British carmaker Aston Martin will reportedly begin building two fully electric car models in the United Kingdom from 2025, an electric sports car and an electric SUV.
Lawrence Stroll, Aston Martin’s Executive Chairman and Canadian billionaire who led a rescue of the company in 2020 and now holds a 22% stake, told the Financial Times in an interview published over the weekend that the company has pledged to build its electric models in the UK from 2025.
Aston Martin will start with the production of an battery electric sports car to be produced at the company’s manufacturing plant in Gaydon, England, and an electric SUV to be built at the company’s facility in St. Athan in Wales.

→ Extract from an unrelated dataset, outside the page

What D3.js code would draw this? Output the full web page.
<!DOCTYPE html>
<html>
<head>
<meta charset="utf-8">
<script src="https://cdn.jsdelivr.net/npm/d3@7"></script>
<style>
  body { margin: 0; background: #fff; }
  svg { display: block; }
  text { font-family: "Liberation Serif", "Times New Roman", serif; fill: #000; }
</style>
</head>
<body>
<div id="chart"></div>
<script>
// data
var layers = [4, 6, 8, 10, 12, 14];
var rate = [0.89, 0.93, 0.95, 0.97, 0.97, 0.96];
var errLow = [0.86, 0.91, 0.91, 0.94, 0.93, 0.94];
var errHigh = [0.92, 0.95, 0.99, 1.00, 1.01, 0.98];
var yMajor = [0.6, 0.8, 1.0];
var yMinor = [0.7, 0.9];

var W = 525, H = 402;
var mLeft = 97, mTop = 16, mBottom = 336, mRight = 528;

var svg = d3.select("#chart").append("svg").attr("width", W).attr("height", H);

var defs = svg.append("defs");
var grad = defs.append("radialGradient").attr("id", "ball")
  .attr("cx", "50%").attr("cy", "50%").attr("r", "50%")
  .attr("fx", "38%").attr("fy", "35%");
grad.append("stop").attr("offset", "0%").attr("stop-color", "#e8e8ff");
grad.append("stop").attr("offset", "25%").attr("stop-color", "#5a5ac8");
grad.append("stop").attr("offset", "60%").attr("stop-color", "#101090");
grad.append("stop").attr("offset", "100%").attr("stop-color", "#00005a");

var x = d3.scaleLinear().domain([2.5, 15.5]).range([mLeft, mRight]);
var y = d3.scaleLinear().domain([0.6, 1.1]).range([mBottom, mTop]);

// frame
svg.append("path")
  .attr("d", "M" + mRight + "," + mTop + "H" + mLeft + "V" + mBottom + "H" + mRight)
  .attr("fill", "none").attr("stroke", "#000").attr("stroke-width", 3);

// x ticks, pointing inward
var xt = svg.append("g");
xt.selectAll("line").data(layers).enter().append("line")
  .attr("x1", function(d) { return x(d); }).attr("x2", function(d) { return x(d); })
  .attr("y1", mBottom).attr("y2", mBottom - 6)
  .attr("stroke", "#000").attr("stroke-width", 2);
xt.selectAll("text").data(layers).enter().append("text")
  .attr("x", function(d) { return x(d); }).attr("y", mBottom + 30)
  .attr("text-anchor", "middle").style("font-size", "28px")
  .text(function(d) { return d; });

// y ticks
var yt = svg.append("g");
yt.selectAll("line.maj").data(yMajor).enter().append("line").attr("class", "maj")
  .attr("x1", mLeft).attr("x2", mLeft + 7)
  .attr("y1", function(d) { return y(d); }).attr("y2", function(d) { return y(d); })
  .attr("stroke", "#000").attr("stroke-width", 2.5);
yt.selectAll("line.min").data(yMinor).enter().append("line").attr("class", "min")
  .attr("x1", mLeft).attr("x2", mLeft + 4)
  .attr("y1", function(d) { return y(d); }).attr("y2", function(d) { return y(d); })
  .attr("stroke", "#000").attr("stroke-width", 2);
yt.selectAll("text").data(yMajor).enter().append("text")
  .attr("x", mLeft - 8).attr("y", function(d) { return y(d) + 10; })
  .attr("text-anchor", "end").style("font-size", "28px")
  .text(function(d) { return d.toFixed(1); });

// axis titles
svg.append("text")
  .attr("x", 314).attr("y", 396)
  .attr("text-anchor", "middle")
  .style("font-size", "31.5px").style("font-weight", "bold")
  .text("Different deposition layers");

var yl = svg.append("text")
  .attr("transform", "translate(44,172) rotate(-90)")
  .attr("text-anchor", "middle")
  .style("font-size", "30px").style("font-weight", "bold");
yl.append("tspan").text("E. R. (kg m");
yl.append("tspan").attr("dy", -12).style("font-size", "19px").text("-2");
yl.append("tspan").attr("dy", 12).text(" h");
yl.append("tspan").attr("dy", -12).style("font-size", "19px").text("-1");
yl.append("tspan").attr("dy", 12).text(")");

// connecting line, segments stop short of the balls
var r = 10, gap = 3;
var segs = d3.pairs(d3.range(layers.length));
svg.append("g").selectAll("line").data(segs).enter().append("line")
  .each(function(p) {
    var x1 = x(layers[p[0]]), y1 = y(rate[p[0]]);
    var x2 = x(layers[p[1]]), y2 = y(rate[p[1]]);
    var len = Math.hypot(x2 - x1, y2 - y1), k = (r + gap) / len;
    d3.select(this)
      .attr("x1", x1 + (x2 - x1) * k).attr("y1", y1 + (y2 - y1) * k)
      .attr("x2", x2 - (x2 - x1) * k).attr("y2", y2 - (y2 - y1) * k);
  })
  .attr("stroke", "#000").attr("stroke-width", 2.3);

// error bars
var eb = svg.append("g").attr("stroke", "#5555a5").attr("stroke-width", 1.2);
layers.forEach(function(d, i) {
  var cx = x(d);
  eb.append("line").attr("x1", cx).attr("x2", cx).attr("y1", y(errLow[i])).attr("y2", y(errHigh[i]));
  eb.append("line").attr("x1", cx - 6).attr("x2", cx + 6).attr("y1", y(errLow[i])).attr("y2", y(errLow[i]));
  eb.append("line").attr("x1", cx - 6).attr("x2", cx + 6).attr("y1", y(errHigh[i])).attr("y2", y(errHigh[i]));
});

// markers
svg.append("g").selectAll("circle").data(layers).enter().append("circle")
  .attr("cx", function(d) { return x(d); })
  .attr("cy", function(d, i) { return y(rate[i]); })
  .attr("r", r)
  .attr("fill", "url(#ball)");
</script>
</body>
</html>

The two models will follow on the heels of hybrid versions of a range of Aston Martin models – including the hybrid version of the DBX SUV, which is due later this year. Aston Martin is also purportedly to release more hybrid versions from 2023, according to Stroll.
News of Aston Martin EVs picks up a year on from the scrapping of the company’s Rapide E, which was originally designed as the company’s first all-electric production vehicle and “the most powerful Rapide ever”, but which was reportedly scrapped in January, 2020.
The news also comes soon after it was reported that Aston Martin was linked, albeit tenuously, to an anti-EV propaganda document which gained traction in the UK media and falsely claimed that electric vehicle only “pay back” the emissions used in manufacturing after 80,000 kilometres.
One hopes, then, that Lawrence Stroll’s decision to reveal Aston Martin’s EV plans is a first demonstrable step away from the taint of the reported anti-EV propaganda.
Whether or not Aston Martin will use its famous ‘DB’ moniker on its electric models is uncertain, according to Stroll, who explained that “we will have a front engine version of a DB11/Vantage, and an SUV higher four-wheel drive one, but we don’t know the names yet.”
Mercedes-Benz, which owns 20% of the company and has partnered with Aston Martin on vehicle manufacturing, supplying some of its engines and technology, may also provide batteries for the promised Aston Martin EVs, according to Stroll, who simply said that “we’re looking at all options”.